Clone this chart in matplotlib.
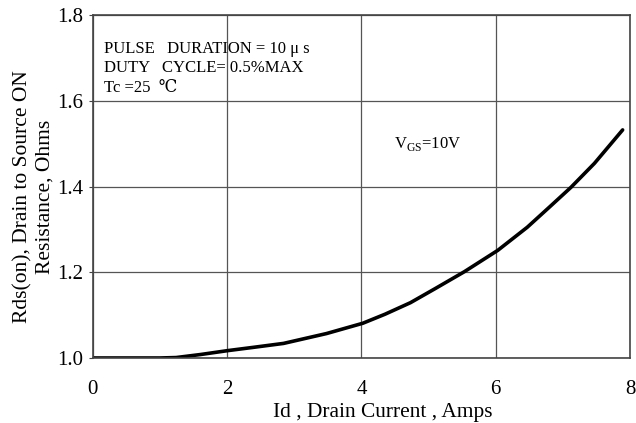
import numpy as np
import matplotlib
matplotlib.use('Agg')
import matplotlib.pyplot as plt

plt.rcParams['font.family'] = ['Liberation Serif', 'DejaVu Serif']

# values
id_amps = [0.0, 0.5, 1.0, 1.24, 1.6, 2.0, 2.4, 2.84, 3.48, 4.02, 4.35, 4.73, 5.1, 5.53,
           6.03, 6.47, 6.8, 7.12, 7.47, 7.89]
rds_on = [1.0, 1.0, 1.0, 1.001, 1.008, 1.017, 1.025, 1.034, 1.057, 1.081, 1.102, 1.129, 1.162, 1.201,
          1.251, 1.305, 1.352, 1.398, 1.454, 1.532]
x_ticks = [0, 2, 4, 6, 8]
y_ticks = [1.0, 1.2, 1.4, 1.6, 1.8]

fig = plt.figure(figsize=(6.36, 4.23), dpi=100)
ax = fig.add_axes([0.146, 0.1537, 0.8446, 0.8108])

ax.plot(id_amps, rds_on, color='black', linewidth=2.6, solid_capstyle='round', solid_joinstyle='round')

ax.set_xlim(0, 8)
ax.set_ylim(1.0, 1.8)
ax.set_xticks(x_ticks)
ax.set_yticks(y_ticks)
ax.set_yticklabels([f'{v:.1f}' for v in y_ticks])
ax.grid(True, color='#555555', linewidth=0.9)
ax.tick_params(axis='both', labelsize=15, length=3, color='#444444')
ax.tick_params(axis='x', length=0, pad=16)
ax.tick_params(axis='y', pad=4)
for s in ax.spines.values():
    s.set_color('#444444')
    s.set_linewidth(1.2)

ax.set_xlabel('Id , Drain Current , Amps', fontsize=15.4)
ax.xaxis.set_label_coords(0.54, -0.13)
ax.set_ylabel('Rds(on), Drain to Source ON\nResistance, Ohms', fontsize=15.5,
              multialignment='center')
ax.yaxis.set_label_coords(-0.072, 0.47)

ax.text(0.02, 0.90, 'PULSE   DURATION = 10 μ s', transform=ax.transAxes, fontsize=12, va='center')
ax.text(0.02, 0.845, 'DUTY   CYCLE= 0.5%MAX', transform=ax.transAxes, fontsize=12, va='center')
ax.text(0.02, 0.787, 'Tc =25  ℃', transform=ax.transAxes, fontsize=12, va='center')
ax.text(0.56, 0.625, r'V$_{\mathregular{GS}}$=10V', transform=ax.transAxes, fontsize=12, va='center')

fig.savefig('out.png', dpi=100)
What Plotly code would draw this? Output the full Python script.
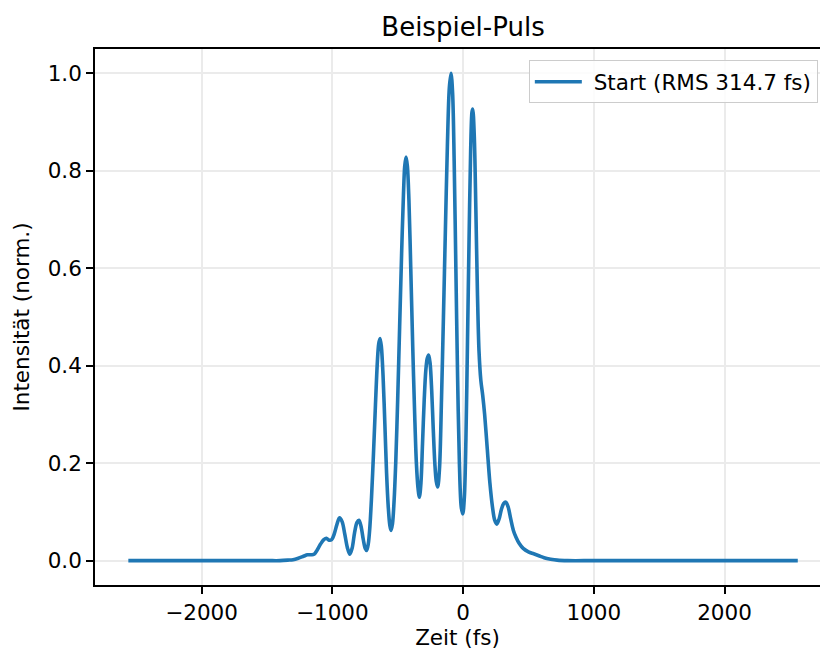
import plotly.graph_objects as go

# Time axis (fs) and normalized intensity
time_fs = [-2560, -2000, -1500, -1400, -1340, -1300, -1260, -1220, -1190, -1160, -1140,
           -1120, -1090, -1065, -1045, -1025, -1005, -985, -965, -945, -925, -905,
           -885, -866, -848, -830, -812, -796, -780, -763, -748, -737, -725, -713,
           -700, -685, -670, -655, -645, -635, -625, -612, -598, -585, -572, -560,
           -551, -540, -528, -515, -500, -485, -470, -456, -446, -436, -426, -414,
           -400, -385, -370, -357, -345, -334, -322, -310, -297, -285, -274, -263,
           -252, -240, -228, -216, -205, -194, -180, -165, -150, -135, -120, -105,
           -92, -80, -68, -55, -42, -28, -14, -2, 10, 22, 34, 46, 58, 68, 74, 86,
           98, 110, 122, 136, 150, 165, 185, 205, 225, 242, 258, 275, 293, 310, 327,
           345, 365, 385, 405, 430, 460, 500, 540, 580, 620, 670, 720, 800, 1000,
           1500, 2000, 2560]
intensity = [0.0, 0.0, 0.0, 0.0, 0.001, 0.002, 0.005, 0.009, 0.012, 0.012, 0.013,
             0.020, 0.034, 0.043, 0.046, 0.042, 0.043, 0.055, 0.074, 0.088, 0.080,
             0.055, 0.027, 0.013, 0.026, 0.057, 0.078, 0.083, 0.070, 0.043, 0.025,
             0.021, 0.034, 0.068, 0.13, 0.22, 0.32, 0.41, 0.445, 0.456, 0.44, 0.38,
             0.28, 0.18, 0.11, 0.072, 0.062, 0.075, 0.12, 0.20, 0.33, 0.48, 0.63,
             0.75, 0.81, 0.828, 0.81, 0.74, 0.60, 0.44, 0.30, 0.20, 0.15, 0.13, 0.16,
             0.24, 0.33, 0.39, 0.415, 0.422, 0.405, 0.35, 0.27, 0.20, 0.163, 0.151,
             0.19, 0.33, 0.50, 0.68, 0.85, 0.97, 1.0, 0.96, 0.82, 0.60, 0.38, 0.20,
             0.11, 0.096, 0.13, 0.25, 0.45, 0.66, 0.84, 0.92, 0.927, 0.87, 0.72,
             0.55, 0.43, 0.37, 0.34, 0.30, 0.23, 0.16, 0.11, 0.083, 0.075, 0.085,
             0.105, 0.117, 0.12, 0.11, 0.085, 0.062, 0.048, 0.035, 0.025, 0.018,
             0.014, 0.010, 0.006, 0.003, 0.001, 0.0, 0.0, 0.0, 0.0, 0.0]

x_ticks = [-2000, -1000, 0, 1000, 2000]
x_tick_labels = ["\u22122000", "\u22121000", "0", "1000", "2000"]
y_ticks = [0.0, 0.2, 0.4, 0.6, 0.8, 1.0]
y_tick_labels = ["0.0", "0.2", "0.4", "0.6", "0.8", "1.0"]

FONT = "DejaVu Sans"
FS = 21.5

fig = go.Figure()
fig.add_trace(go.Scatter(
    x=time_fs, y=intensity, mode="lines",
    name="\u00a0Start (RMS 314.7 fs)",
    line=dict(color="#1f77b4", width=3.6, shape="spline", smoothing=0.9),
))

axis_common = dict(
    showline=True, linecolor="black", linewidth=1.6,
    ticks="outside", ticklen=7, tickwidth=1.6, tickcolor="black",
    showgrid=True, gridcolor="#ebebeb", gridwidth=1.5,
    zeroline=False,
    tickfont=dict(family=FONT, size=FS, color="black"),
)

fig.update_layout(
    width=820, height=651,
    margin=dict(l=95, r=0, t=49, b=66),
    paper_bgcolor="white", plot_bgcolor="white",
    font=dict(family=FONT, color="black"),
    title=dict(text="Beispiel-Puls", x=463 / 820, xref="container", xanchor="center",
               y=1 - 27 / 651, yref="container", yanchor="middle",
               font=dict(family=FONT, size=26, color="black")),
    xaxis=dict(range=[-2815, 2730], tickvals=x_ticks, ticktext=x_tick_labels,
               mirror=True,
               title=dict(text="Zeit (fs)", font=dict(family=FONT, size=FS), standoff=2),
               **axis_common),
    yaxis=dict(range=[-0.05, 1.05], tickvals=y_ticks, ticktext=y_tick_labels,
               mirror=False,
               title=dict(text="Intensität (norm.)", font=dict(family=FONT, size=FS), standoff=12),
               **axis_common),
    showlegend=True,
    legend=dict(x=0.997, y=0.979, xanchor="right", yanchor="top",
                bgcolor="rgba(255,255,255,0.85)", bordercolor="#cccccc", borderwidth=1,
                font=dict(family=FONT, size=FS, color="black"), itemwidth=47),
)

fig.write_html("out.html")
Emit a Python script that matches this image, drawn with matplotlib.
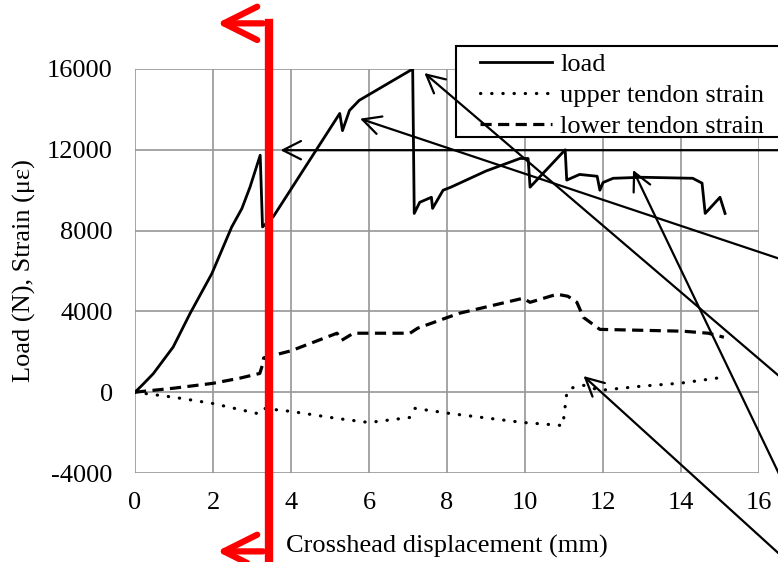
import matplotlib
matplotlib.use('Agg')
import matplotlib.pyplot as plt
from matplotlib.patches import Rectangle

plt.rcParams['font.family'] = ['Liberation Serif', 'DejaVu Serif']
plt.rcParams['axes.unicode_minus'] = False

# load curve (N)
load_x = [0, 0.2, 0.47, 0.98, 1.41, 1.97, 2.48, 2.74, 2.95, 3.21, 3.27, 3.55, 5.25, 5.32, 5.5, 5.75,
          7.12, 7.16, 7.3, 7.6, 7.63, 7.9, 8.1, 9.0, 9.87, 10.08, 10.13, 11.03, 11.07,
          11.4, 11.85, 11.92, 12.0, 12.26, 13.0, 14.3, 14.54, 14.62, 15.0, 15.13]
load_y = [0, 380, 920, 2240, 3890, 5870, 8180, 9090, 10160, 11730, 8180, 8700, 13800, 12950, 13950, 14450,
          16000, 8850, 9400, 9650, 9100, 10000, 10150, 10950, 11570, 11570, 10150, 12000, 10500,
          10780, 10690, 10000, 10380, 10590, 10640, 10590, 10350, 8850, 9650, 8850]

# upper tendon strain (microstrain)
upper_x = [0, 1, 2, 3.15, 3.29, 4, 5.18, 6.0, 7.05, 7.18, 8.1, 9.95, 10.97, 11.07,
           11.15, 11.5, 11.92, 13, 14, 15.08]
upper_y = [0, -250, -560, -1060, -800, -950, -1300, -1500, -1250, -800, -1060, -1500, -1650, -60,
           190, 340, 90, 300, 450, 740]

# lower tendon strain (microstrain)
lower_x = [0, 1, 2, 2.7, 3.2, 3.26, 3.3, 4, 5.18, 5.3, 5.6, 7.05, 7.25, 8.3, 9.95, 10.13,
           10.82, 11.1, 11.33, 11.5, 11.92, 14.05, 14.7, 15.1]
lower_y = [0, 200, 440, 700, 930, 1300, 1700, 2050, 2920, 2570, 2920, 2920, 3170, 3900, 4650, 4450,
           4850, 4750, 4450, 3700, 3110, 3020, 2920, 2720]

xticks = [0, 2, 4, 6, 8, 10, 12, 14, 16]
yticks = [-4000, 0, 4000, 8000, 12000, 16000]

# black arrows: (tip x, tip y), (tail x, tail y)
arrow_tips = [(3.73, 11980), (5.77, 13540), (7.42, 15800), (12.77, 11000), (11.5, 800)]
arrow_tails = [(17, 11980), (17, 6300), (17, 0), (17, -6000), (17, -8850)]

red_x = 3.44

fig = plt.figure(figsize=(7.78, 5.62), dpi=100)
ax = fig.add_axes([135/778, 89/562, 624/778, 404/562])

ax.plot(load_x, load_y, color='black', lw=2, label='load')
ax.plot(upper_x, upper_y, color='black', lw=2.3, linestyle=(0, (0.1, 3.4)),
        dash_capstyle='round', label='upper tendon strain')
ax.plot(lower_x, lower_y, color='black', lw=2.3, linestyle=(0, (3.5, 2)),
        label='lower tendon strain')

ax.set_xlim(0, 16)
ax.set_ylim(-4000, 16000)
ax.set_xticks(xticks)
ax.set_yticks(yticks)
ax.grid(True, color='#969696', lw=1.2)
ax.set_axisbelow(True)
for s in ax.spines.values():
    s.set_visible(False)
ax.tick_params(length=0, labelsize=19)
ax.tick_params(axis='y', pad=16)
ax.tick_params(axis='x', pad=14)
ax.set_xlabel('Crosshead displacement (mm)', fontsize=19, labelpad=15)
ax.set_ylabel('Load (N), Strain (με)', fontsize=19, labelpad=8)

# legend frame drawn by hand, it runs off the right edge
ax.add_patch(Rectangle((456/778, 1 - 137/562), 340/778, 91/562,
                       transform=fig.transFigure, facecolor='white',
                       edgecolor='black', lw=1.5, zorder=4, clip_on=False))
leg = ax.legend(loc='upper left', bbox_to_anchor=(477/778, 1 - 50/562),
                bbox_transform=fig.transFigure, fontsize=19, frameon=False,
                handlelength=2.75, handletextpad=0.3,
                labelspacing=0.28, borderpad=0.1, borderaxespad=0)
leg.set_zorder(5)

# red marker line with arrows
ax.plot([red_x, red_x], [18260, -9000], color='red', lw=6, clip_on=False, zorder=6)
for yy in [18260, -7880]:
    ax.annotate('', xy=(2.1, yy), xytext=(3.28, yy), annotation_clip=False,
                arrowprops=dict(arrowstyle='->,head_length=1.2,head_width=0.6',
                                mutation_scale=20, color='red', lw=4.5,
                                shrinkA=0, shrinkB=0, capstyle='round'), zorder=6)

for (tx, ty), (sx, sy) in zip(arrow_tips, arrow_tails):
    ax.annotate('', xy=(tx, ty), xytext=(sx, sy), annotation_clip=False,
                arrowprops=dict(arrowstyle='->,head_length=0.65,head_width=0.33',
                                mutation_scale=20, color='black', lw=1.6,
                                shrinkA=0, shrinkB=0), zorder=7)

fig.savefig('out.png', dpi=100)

++++++++++

Please give again the entries word for word, starting at the first line and ending with the line that contains "linewidth=2.6, solid_capstyle='round', solid_joinstyle='round')"; include both of those lines but none of the pictures.

### Response to this task
Clone this chart in matplotlib.
import numpy as np
import matplotlib
matplotlib.use('Agg')
import matplotlib.pyplot as plt

plt.rcParams['font.family'] = ['Liberation Serif', 'DejaVu Serif']

# values
id_amps = [0.0, 0.5, 1.0, 1.24, 1.6, 2.0, 2.4, 2.84, 3.48, 4.02, 4.35, 4.73, 5.1, 5.53,
           6.03, 6.47, 6.8, 7.12, 7.47, 7.89]
rds_on = [1.0, 1.0, 1.0, 1.001, 1.008, 1.017, 1.025, 1.034, 1.057, 1.081, 1.102, 1.129, 1.162, 1.201,
          1.251, 1.305, 1.352, 1.398, 1.454, 1.532]
x_ticks = [0, 2, 4, 6, 8]
y_ticks = [1.0, 1.2, 1.4, 1.6, 1.8]

fig = plt.figure(figsize=(6.36, 4.23), dpi=100)
ax = fig.add_axes([0.146, 0.1537, 0.8446, 0.8108])

ax.plot(id_amps, rds_on, color='black', linewidth=2.6, solid_capstyle='round', solid_joinstyle='round')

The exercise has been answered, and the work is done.